Watchdog groups and websites by the droves are easily accessible for parents so that they can get reviews and advice from non-profit groups on nearly every piece of media that their child may be exposed to. One particularly popular group is www.commonsensemedia.com which provides parents with not just demographics, but reviews and trailers of TV shows, movies and video games so that parents can make informed decisions about what their children are watching BEFORE they watch it.

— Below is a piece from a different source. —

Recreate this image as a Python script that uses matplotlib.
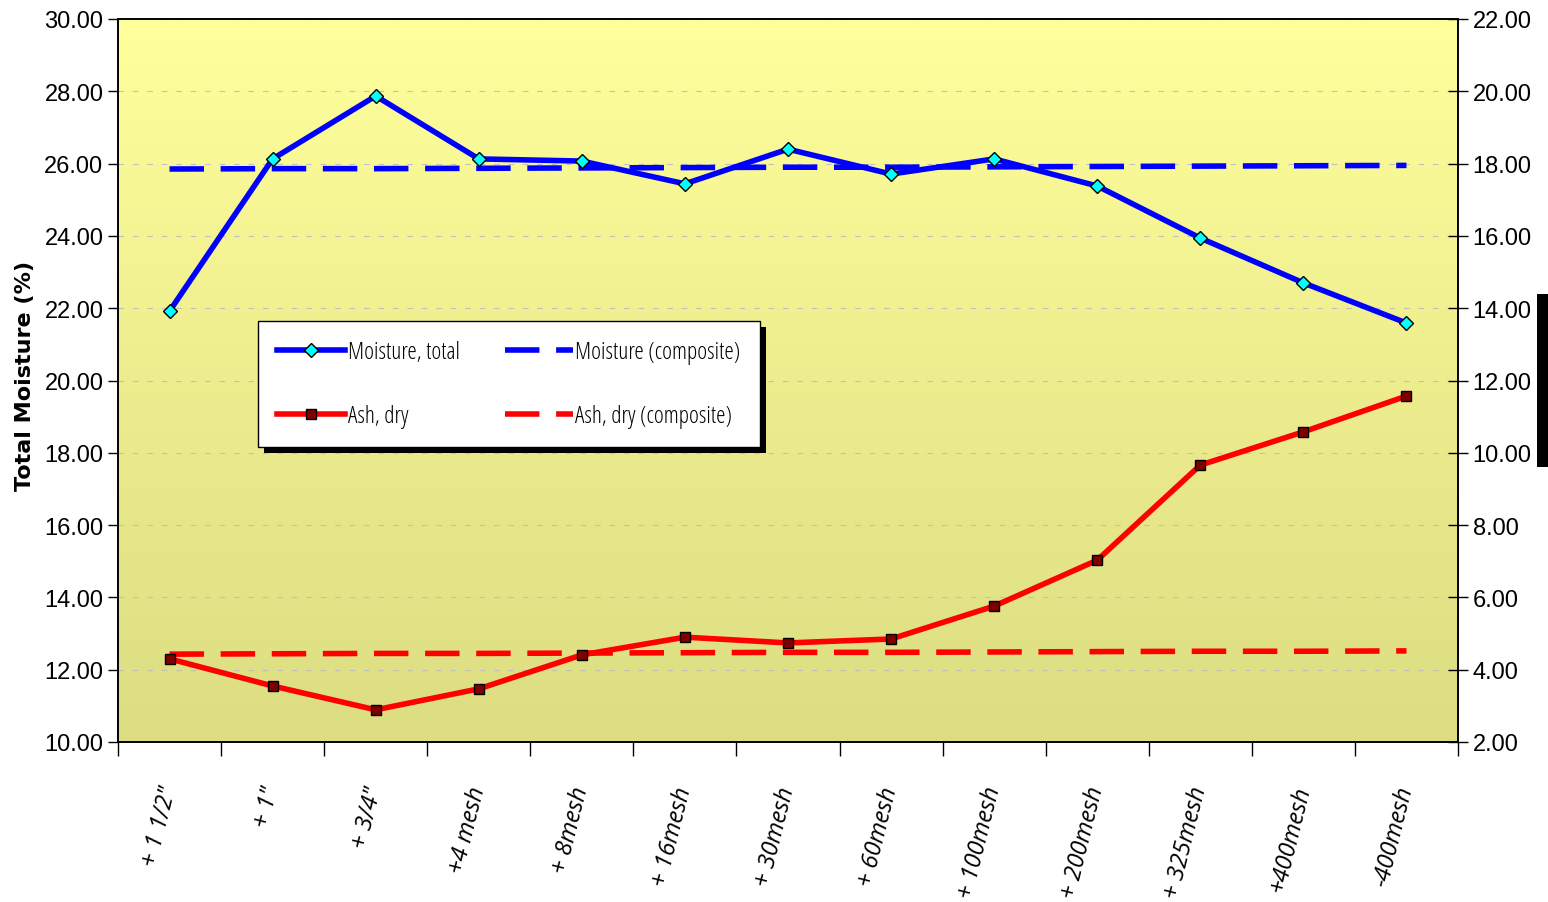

According to the FTC, broader rules and stricter regulations exist NOW than ever before – and even encompass the types of companies and products that can be marketed to children or marketed during primetime when kids ‘may’ be watching as well as during during youth programming. Major league baseball players are no longer allowed to use tobacco during games because of the perceived impact this would have on young fans. New ratings for everything from TV shows to movies to video games are coming out each and every year as a tool to make media safer for children. And computers come standard with controls that can restrict media from being accessed online by a child.
Yet parents aren’t using any of these tools, and watchdog groups and society simply place blame on the entertainment industry for being a violent role model for our children.
The problem of placing the blame is that it takes one important figure out of the equation. The parents. If you have a 7 year old in your home – or even a 13 year old, you have complete control over what they watch on TV. Just because a show is airing, does not imply that you have to watch it or allow your child to watch. The beautiful thing about TV and video games is that there is a convenient off switch, easily utilized by the remote control. The burden of responsibility needs to be placed back on parental shoulders. And there are no laws that require parents to install 200 channel paid programming from cable providers in the home either.
Bottom line! Monitor what your child watches. If you notice that your child has a negative reaction to certain shows or has sensitivity to violence or graphic scenes – then simply avoid them altogether. And remember that children have been role playing cowboys and Indians since the Wild West days. While society may be becoming a more violent place than it was years ago, the truth is that parents hold the key in keeping the exposure to violence at a bare minimum for their child.